[Stored records]

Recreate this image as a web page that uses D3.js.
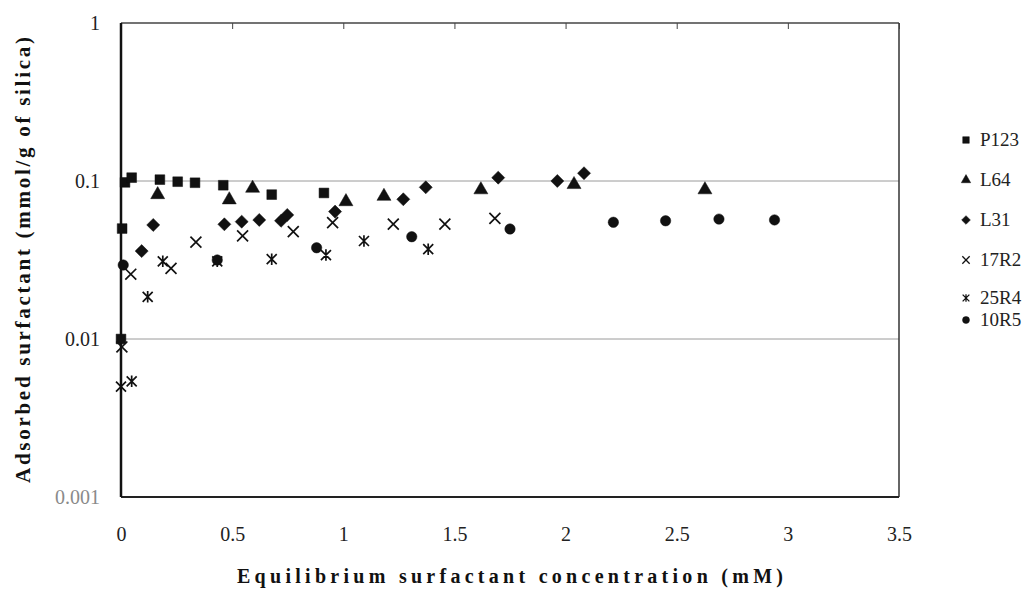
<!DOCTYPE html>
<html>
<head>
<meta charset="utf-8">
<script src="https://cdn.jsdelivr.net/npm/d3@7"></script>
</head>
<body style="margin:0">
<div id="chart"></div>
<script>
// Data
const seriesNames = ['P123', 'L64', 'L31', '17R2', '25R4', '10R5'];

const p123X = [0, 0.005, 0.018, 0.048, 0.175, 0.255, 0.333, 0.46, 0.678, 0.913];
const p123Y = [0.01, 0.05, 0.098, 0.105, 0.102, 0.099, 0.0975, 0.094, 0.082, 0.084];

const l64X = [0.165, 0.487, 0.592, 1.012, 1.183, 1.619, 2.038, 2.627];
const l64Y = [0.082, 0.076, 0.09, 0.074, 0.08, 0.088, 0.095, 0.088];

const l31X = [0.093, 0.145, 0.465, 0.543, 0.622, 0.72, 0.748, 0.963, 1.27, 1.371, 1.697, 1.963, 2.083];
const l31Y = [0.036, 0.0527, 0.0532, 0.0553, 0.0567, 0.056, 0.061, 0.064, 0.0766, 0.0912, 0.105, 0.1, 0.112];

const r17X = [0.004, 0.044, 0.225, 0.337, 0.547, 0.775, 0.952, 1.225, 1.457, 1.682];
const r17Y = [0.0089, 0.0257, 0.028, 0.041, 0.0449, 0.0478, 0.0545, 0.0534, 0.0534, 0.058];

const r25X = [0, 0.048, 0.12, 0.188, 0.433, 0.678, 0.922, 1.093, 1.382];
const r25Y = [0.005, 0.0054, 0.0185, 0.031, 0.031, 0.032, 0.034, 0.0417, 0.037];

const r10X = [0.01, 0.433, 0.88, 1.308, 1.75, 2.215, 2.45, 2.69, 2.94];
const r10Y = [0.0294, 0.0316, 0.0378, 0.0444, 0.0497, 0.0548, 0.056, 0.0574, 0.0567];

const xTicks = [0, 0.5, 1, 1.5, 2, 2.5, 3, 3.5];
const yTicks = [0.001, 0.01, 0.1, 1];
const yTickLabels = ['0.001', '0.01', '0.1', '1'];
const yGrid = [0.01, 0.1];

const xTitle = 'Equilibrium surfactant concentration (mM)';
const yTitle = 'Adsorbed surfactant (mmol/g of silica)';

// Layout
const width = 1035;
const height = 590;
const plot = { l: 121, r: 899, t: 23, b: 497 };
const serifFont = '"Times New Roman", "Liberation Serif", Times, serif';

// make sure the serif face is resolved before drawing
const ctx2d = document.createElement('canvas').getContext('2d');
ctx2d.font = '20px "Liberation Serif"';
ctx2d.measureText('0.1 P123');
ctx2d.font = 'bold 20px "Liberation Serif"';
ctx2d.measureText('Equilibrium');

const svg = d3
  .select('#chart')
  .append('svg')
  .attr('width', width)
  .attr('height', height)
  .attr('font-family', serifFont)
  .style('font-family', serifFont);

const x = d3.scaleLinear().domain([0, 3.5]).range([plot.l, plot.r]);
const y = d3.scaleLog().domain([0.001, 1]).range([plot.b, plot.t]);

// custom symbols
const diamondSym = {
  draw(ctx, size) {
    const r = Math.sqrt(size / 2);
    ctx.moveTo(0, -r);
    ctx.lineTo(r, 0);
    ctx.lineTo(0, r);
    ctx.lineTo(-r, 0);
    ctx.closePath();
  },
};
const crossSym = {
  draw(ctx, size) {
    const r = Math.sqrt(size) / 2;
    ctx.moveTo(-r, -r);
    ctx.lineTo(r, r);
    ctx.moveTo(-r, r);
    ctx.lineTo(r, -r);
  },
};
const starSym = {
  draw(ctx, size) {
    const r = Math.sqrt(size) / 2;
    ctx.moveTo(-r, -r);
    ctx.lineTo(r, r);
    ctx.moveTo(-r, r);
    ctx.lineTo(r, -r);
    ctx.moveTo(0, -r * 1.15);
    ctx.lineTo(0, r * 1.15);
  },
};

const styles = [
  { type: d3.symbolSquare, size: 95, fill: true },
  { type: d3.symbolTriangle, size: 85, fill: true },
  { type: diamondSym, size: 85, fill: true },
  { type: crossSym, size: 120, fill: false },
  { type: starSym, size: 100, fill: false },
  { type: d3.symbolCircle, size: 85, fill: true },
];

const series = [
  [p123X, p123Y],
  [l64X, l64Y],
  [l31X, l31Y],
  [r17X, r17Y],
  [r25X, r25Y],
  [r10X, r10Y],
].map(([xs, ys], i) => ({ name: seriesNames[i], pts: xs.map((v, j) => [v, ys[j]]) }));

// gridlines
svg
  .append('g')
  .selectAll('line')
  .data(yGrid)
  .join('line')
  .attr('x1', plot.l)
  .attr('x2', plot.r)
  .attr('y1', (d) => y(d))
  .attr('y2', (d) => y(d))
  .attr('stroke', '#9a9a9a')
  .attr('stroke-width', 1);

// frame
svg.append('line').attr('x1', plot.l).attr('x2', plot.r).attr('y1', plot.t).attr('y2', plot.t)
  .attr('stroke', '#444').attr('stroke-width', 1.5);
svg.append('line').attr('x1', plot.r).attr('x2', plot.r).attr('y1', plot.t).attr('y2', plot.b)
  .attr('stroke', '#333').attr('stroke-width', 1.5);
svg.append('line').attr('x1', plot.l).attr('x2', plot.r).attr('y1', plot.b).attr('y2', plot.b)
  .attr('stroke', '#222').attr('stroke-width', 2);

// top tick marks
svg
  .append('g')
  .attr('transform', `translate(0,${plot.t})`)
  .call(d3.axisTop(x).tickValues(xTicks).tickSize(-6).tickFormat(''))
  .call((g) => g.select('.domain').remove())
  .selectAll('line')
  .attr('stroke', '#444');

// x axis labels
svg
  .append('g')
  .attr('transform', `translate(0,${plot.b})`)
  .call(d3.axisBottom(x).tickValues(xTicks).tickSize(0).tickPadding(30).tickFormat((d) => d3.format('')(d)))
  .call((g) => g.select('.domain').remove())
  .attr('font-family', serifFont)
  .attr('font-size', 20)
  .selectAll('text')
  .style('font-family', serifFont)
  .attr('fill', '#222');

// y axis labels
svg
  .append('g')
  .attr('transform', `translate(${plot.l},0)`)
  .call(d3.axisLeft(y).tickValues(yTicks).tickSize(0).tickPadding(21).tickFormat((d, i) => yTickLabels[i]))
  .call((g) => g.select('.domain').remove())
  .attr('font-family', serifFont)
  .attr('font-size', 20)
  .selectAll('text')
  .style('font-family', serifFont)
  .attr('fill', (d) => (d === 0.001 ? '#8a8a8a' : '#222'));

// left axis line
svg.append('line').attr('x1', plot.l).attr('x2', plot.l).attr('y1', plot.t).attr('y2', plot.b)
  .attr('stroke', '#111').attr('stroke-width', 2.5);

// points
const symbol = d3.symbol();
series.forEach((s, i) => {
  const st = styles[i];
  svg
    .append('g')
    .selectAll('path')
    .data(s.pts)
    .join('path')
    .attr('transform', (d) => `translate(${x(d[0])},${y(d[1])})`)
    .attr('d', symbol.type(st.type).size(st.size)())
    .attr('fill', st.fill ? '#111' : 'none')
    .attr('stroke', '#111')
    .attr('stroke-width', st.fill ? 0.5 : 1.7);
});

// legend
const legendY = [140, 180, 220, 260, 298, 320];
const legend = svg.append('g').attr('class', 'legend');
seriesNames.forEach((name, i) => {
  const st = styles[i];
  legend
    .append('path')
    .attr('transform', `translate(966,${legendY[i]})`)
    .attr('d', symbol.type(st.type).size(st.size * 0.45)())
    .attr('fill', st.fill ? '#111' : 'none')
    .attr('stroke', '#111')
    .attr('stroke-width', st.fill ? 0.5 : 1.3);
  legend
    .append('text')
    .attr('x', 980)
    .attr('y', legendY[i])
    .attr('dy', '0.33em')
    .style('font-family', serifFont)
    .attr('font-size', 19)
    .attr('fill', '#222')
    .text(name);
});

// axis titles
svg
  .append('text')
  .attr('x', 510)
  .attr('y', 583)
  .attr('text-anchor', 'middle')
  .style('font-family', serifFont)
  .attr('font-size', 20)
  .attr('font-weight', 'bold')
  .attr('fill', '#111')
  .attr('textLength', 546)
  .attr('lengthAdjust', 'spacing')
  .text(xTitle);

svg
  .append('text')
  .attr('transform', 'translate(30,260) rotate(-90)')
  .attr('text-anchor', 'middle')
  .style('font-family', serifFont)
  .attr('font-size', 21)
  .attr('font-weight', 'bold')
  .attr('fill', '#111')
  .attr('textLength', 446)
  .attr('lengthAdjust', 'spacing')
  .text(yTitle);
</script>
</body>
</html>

...

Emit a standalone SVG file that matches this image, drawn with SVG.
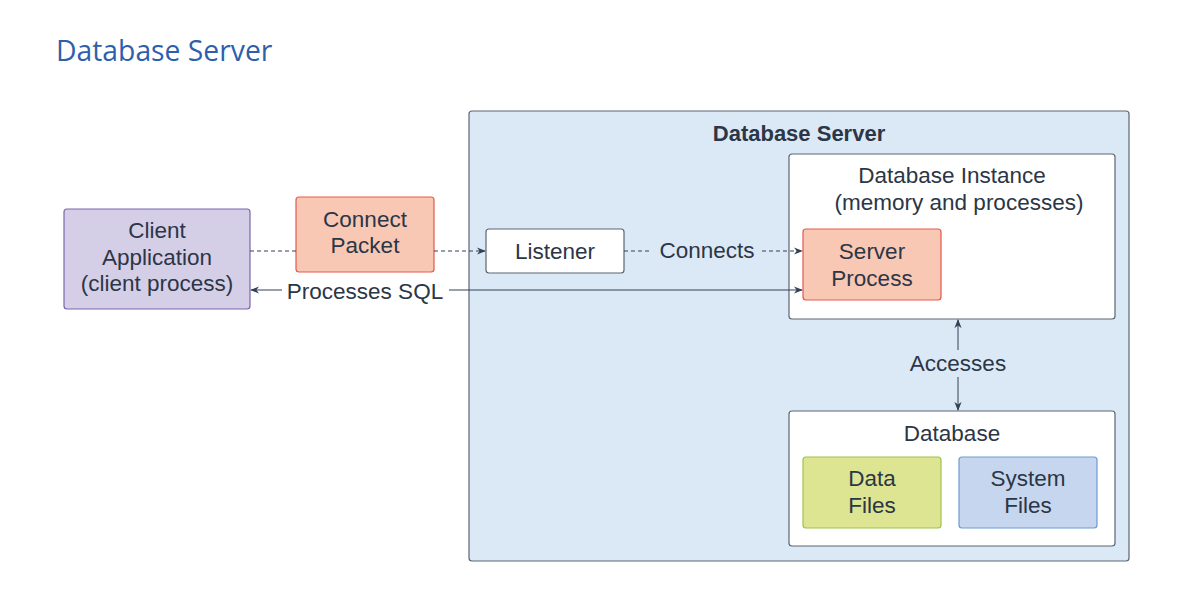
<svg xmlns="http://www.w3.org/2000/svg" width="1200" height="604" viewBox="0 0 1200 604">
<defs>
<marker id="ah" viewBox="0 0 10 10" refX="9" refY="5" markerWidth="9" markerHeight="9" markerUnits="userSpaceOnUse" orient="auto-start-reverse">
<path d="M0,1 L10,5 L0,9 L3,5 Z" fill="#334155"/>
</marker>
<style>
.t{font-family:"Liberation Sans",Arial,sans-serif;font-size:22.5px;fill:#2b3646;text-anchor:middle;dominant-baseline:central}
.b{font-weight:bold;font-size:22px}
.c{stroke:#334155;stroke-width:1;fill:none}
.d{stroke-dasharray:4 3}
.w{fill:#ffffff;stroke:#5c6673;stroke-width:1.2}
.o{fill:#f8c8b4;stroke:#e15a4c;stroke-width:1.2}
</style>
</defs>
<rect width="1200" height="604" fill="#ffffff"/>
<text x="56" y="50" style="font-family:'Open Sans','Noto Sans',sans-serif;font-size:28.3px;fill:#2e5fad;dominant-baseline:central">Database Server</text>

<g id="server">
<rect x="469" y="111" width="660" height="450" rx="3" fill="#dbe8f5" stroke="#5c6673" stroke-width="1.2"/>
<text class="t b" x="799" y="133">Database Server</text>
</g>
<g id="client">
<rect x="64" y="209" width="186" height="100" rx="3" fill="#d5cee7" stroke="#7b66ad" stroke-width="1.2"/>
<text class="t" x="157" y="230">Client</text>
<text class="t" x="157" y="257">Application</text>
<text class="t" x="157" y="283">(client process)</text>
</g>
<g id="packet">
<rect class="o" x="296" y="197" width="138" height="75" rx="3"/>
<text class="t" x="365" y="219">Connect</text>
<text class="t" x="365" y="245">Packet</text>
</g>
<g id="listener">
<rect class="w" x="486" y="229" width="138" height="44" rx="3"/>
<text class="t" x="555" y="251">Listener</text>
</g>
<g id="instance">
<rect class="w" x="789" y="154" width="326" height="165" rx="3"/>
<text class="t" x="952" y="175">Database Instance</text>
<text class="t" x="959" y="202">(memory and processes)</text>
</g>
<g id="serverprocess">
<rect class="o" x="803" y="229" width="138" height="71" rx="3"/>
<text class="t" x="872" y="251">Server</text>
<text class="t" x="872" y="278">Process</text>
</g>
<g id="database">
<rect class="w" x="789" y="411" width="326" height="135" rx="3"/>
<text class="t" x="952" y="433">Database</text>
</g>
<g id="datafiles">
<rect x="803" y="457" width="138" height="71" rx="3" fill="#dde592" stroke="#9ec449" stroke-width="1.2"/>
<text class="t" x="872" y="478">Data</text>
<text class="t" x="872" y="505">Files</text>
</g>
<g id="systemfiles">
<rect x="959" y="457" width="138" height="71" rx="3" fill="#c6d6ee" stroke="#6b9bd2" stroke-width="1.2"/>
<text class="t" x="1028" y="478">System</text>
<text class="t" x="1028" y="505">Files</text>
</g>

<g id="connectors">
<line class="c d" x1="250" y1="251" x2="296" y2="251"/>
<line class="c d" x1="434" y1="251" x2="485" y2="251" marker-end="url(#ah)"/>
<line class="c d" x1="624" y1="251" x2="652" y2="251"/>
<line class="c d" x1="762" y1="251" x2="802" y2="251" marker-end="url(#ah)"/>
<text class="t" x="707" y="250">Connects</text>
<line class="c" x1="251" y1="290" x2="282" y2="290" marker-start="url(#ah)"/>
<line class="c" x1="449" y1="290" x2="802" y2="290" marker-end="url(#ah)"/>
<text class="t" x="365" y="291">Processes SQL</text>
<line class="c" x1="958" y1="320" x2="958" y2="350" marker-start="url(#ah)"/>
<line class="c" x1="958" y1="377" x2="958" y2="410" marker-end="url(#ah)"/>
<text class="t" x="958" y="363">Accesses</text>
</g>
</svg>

==

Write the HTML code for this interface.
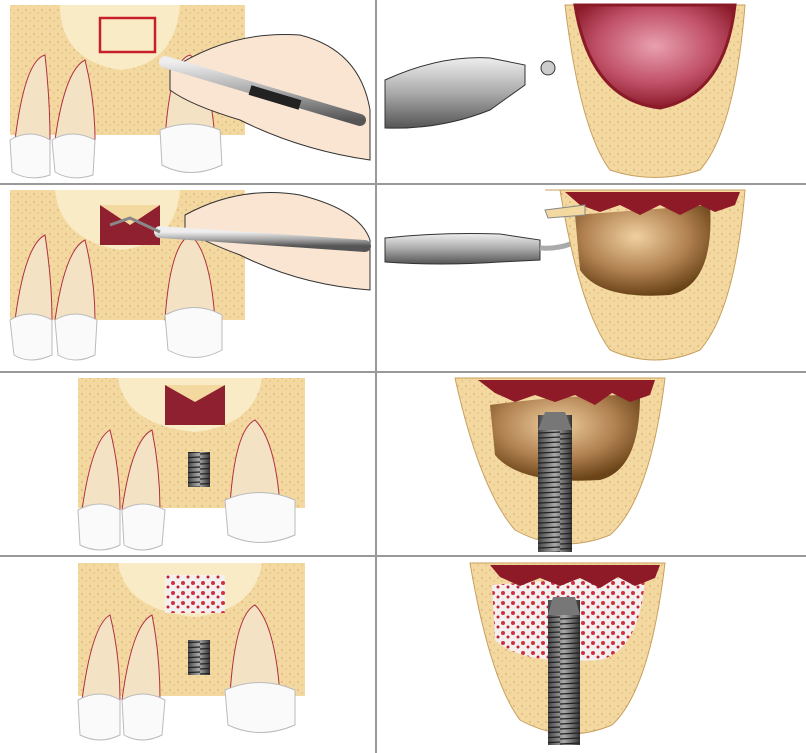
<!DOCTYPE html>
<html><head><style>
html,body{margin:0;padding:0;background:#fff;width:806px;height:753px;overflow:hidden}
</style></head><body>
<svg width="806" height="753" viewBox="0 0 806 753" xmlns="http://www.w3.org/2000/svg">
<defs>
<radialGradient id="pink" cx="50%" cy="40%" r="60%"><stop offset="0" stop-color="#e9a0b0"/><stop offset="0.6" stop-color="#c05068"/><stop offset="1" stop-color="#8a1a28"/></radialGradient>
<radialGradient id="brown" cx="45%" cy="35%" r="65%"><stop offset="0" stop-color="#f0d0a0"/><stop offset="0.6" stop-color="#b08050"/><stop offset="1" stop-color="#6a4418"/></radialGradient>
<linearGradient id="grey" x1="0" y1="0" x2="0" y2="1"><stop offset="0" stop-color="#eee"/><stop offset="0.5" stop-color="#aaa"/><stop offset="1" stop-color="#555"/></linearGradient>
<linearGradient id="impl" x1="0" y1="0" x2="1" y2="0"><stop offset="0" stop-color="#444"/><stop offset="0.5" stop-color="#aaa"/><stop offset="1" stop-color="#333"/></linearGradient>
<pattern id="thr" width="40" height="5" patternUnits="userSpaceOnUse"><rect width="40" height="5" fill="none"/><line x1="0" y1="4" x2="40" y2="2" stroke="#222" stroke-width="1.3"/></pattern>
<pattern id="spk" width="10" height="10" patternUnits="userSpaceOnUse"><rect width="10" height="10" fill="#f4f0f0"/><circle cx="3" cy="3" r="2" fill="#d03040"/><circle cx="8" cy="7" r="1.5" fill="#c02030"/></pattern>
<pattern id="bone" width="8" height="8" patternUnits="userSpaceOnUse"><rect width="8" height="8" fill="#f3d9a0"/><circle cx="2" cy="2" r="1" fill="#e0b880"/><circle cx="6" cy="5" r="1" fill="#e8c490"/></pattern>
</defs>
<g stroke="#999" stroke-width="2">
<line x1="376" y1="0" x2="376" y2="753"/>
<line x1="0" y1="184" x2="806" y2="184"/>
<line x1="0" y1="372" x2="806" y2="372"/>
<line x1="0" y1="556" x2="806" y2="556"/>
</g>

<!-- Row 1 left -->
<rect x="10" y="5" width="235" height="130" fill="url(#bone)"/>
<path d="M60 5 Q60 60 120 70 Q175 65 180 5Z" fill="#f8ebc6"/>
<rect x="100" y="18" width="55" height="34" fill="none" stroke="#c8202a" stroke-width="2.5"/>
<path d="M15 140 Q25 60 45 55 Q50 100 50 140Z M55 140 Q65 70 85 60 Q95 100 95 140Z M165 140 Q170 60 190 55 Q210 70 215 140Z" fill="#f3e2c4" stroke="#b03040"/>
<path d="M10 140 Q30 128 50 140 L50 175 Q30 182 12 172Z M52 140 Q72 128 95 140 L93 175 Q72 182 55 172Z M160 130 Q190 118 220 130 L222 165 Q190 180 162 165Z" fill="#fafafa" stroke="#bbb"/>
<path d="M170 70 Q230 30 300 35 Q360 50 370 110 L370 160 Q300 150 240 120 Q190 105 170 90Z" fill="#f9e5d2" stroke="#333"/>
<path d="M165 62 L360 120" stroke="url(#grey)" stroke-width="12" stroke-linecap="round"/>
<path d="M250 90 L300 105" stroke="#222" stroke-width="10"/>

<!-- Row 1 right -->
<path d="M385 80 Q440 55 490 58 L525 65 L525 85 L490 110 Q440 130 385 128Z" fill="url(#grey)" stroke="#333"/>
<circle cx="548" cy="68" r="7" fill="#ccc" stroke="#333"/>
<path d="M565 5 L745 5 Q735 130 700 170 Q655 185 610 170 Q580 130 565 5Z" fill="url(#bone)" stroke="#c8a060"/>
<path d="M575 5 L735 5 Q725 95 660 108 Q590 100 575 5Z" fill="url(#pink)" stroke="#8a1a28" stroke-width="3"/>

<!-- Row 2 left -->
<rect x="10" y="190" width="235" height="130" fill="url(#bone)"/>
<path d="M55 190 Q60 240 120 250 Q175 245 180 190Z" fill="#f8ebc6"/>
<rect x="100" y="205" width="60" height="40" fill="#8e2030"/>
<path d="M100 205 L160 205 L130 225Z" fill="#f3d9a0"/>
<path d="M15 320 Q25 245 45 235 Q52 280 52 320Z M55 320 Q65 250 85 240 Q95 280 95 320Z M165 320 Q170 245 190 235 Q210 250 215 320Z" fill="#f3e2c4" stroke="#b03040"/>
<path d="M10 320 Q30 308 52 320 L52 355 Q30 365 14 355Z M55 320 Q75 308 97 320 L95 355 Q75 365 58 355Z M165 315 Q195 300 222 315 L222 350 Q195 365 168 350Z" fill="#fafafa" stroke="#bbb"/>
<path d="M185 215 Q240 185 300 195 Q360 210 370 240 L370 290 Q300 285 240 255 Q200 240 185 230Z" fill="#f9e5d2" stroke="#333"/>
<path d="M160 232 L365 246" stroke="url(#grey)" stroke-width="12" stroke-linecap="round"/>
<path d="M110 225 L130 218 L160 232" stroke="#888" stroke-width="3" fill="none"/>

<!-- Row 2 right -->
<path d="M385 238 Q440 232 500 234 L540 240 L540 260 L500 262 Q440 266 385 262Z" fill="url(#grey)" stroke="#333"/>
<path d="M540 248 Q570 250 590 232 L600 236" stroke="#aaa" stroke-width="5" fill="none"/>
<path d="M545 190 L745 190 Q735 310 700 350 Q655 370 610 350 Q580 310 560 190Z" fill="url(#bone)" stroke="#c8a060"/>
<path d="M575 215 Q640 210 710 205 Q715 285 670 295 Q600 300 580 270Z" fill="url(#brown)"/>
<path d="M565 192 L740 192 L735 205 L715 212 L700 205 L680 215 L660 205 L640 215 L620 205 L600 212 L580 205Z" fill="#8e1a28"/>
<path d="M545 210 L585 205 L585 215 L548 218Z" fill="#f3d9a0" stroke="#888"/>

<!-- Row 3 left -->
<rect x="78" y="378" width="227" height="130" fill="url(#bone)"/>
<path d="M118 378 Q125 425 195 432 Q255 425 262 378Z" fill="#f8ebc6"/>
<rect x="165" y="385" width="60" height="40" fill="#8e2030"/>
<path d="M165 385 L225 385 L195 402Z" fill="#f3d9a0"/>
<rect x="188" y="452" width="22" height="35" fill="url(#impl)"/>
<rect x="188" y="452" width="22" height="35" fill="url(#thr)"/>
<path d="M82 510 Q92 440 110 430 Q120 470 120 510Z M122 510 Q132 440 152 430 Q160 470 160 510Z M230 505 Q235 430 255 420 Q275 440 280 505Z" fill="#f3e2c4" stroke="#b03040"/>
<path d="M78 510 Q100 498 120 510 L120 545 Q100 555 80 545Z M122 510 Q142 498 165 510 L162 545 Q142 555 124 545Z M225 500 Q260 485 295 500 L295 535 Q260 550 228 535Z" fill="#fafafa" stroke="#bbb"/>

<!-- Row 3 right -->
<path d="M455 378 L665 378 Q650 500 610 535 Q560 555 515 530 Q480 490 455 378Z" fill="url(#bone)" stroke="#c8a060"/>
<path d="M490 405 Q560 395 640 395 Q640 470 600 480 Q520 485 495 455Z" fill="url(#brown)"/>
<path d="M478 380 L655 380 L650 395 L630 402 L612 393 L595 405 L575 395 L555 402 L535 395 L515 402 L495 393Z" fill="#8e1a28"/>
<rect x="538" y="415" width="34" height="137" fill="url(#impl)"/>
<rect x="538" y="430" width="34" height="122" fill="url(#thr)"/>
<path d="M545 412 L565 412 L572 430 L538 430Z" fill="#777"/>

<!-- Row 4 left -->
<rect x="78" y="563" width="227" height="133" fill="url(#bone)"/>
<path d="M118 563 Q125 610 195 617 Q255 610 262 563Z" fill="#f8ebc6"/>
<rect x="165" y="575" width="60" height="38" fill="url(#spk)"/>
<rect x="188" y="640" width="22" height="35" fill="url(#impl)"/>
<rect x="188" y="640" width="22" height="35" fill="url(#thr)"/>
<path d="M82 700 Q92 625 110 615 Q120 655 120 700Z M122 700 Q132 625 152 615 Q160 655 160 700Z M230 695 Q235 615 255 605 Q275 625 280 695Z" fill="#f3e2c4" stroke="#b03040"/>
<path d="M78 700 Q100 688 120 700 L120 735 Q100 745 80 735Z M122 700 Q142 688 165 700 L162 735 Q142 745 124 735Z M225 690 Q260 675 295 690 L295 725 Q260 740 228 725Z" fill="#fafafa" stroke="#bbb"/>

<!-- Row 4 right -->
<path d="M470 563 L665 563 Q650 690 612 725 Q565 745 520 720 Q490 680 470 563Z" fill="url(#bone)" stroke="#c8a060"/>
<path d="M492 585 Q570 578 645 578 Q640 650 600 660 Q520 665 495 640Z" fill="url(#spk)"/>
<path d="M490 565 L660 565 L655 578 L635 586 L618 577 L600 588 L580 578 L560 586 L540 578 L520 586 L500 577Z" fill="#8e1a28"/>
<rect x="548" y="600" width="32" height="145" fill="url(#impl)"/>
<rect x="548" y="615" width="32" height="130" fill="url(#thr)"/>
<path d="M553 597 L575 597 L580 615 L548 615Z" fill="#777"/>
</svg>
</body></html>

## DIRECTIONS FOR THIS TASK
Start at the line that contains "Recreate this image", stop at the line that contains "['P123', 'L64', 'L31', '17R2', '25R4', '10R5'];", and reproduce each line in that stretch exactly. Pictures are excluded.

## ANSWER TO THE TASK
Recreate this image as a web page that uses D3.js.
<!DOCTYPE html>
<html>
<head>
<meta charset="utf-8">
<script src="https://cdn.jsdelivr.net/npm/d3@7"></script>
</head>
<body style="margin:0">
<div id="chart"></div>
<script>
// Data
const seriesNames = ['P123', 'L64', 'L31', '17R2', '25R4', '10R5'];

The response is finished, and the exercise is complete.